- Material for the task:
* * * * *
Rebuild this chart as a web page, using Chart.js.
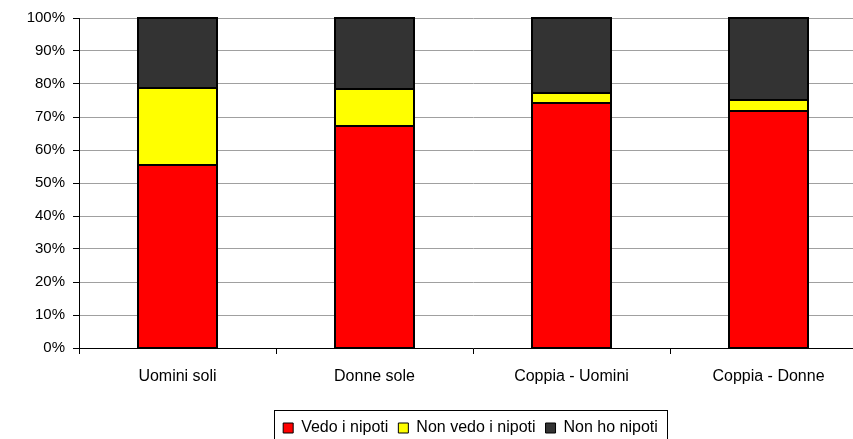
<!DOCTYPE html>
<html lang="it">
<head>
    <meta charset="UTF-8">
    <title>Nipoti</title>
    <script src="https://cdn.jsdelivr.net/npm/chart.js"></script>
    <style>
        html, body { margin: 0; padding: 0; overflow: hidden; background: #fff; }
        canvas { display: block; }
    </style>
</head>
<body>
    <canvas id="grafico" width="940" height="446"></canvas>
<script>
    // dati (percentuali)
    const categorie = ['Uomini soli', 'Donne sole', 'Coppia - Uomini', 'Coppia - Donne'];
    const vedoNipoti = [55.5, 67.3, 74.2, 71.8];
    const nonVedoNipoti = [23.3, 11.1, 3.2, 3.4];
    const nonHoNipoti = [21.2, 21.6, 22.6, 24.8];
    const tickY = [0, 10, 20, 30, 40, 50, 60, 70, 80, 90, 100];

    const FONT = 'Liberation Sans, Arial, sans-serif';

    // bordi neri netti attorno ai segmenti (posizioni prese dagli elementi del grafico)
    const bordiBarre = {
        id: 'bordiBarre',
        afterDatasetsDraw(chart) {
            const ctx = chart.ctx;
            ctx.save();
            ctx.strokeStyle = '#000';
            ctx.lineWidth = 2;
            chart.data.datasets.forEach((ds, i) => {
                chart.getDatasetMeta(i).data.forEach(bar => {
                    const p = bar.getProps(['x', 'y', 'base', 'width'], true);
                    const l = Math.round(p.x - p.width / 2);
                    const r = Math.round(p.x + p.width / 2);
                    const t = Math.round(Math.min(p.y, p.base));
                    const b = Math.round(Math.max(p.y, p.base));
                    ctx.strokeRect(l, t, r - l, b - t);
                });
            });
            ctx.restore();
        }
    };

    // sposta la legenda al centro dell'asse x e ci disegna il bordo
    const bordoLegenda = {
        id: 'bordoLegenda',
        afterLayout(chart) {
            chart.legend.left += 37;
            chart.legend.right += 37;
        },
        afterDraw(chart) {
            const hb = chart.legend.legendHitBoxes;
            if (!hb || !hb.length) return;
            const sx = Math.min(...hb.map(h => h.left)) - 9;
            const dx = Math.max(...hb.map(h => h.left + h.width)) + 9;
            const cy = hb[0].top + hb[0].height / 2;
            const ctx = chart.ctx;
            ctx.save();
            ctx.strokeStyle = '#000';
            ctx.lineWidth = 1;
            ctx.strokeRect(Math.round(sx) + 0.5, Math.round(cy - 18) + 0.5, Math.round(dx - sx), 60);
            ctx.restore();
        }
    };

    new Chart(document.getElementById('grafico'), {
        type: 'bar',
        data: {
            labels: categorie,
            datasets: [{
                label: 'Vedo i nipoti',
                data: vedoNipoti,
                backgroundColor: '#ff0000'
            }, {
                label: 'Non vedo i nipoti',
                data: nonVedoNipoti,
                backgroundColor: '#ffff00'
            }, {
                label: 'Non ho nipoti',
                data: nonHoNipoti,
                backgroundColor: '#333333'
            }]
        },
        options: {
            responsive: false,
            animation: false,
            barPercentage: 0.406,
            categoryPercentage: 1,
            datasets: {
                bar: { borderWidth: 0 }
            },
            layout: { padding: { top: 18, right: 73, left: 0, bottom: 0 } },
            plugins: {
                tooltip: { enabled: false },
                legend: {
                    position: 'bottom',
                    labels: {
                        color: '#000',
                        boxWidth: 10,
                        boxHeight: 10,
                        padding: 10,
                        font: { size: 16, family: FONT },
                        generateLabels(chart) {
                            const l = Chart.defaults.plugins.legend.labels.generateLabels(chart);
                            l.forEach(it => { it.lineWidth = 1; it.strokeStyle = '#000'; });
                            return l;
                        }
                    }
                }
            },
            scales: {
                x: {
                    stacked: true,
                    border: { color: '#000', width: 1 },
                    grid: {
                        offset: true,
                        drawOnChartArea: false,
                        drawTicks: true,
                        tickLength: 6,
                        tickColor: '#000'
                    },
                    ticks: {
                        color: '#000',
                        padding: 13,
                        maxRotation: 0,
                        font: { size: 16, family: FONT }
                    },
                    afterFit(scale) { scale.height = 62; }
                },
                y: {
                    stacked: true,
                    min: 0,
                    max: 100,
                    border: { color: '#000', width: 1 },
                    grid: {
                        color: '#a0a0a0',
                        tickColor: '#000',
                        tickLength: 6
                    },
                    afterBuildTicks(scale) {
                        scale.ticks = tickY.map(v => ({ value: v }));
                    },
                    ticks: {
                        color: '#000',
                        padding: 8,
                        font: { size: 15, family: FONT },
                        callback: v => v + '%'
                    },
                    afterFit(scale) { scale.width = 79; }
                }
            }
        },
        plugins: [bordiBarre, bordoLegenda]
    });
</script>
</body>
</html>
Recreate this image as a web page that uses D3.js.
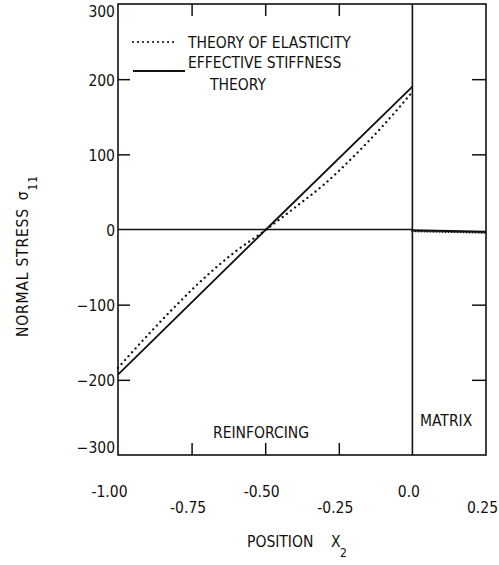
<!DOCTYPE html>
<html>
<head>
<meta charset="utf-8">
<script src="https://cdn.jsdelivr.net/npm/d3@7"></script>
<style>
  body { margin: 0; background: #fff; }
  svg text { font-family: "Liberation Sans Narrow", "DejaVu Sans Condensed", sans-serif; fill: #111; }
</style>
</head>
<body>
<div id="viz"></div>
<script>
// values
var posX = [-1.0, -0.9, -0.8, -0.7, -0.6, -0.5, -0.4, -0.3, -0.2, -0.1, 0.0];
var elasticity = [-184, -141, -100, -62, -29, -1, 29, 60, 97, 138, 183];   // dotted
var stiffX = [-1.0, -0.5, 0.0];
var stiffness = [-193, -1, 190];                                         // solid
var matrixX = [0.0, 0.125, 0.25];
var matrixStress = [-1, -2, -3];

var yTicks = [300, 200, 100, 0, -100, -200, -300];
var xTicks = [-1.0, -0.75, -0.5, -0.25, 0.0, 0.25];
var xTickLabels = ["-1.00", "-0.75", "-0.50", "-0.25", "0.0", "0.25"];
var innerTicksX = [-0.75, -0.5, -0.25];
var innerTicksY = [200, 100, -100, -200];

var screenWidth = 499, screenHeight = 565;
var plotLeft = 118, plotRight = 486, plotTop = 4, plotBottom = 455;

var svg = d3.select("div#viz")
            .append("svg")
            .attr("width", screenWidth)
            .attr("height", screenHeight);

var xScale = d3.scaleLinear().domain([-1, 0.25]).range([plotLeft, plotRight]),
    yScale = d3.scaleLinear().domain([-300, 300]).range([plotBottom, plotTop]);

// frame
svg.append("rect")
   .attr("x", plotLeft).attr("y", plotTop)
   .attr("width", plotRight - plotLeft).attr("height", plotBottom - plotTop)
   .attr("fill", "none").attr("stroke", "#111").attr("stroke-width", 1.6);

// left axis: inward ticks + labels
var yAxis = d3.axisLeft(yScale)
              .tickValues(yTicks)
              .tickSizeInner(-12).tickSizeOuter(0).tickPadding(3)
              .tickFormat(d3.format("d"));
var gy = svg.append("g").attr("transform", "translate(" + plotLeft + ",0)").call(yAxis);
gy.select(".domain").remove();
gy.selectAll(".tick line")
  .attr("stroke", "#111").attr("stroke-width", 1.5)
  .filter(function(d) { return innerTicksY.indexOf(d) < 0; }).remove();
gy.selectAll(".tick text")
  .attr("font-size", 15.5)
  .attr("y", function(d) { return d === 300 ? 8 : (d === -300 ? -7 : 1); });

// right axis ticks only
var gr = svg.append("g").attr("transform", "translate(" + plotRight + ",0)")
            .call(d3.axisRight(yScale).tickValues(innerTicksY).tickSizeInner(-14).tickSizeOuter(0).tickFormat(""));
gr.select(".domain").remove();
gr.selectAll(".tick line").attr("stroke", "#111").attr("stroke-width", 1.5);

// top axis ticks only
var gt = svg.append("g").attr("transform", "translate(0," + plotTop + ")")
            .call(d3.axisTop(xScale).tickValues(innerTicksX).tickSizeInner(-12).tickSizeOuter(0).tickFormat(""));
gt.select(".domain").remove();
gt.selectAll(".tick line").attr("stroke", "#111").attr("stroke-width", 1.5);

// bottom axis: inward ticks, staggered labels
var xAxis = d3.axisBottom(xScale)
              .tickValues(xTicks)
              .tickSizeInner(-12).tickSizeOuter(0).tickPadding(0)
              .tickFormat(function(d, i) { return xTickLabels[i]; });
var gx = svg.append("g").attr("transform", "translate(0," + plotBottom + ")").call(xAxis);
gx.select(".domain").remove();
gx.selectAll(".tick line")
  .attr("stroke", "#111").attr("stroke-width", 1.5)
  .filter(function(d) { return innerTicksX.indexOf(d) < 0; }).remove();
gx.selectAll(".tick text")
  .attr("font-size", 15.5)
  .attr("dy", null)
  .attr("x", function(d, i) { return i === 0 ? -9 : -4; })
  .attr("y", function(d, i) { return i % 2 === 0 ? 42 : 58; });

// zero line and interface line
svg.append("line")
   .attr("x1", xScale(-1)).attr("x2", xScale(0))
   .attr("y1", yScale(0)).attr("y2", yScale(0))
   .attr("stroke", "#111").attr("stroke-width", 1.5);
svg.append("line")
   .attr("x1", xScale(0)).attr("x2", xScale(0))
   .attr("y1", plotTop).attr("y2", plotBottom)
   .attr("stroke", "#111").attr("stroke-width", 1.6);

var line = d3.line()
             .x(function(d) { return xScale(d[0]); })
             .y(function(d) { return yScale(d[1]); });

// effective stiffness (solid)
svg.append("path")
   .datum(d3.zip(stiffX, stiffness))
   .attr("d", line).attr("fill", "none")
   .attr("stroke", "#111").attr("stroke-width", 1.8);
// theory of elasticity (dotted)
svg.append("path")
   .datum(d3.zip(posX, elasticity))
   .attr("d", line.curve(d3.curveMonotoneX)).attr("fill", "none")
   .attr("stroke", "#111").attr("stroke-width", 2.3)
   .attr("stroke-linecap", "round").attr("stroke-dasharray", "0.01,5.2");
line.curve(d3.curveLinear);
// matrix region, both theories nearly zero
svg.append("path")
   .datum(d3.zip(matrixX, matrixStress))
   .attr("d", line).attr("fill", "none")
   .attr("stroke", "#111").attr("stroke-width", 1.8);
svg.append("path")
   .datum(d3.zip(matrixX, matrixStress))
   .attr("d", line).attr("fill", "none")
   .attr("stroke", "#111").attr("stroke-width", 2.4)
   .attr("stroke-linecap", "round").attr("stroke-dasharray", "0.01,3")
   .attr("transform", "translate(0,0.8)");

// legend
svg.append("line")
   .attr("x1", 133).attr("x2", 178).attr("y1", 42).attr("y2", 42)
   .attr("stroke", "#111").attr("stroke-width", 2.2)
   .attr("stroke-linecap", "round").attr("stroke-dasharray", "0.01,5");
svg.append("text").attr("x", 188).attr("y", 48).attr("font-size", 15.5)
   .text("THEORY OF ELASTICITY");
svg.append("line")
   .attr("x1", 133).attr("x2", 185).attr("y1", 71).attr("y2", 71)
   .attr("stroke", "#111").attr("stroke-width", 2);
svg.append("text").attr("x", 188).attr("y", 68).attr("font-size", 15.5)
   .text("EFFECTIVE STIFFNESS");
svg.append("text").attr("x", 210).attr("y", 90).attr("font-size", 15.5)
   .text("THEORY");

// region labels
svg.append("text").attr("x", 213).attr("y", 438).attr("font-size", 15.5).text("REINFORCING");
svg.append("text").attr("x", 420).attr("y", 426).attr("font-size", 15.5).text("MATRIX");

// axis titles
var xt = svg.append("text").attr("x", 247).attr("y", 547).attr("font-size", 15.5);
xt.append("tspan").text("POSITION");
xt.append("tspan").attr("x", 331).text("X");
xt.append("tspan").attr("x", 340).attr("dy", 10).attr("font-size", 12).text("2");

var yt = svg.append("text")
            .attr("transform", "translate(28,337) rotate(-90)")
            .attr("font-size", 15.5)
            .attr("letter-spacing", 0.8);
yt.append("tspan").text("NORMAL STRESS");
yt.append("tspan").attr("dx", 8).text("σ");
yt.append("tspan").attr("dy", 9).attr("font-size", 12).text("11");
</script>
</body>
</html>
* * * * *
- Required work:
Quote, exactly and only, the lines from the first line of the data above through the line containing "const FONT = 'Liberation". The pictures do not belong in it.

- Solution to the problem:
Rebuild this chart as a web page, using Chart.js.
<!DOCTYPE html>
<html lang="it">
<head>
    <meta charset="UTF-8">
    <title>Nipoti</title>
    <script src="https://cdn.jsdelivr.net/npm/chart.js"></script>
    <style>
        html, body { margin: 0; padding: 0; overflow: hidden; background: #fff; }
        canvas { display: block; }
    </style>
</head>
<body>
    <canvas id="grafico" width="940" height="446"></canvas>
<script>
    // dati (percentuali)
    const categorie = ['Uomini soli', 'Donne sole', 'Coppia - Uomini', 'Coppia - Donne'];
    const vedoNipoti = [55.5, 67.3, 74.2, 71.8];
    const nonVedoNipoti = [23.3, 11.1, 3.2, 3.4];
    const nonHoNipoti = [21.2, 21.6, 22.6, 24.8];
    const tickY = [0, 10, 20, 30, 40, 50, 60, 70, 80, 90, 100];

    const FONT = 'Liberation Sans, Arial, sans-serif';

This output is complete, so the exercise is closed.